As an object-oriented programmer, when learning a new language I immediately look for ways to do familiar things like define classes and declare variables. Clojure is a functional language -- there are no POCOs (for lack of a better metaphor), but there are defstructs. Everything is a function. Immutability is the default.
This impedance mismatch between my world view and Clojure's is captured best in the "Where's my for loop?" section. The answer -- "Clojure's for is not a loop but a sequence comprehension" -- tells me that I'm not dealing with a language that will simply require me to put my parentheses in a slightly different order. I'm dealing with some serious metaphor shear.
That said, I think that Programming Clojure does a great job of introducing these concepts in a brisk, approachable way. Another reviewer complained of spending too much time in REPL (an interactive Clojure shell -- think BeanShell for Java, groovysh for Groovy, irb for Ruby, etc.). I found Stuart's REPL-centric approach to learning Clojure to be a huge plus -- it gave me a sandbox to explore the language, experiment with the syntax, and run the code as I read it. This isn't a book that I could simply skim -- I had the Kindle edition open, sitting next to my laptop with a REPL session running at all times. Stuart also talks about compiling and deploying Clojure in production, but as a learning tool, REPL's pedagogic value simply cannot be overstated.
The fact that Clojure runs on the JVM, and allows you to call into any Java class, gave me the best chance to see these two very different worlds running side by side. There is an entire chapter dedicated to Clojure/Java interaction. As Stuart says, "When you call Java [from Clojure], you enter the familiar, mutable world. This offers a comfortable haven for beginners learning functional programming and a pragmatic alternative to functional style when you need it." The examples involving the Collections API, JDBC, and even simple HTML output, were the most helpful to me. They demonstrated not just the syntactic differences between these two languages, but the semantic differences as well.

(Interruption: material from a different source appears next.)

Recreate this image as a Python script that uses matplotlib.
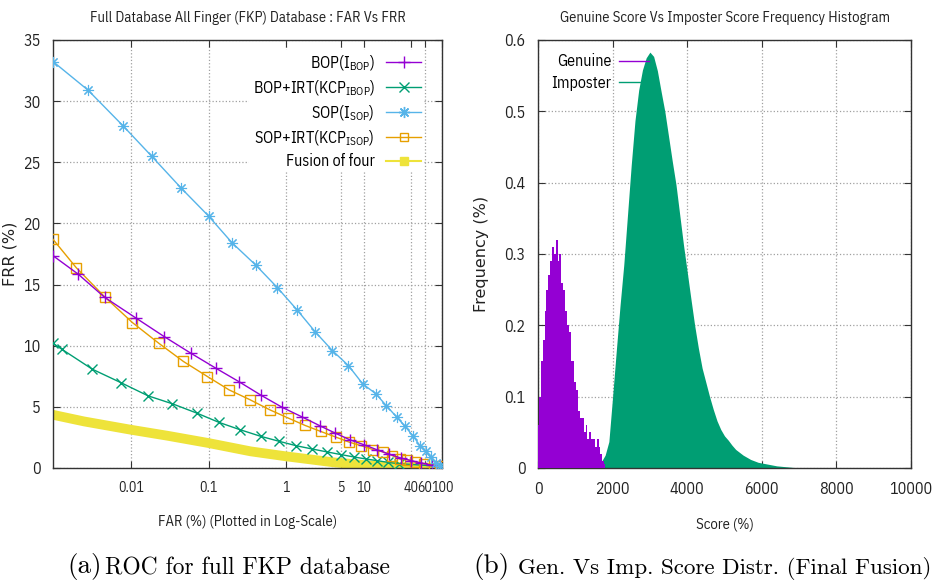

As you can probably guess from my 5 star rating of Programming Clojure, I think that "different" in this case is unquestionably good. Reading this book has stretched me in new directions. Each time you learn a new language, it makes you better programmer -- even in languages you already know. It forces you to reconsider your existing, tried-and-true approach to solving problems. Programming Clojure is a long-term investment in my knowledge portfolio.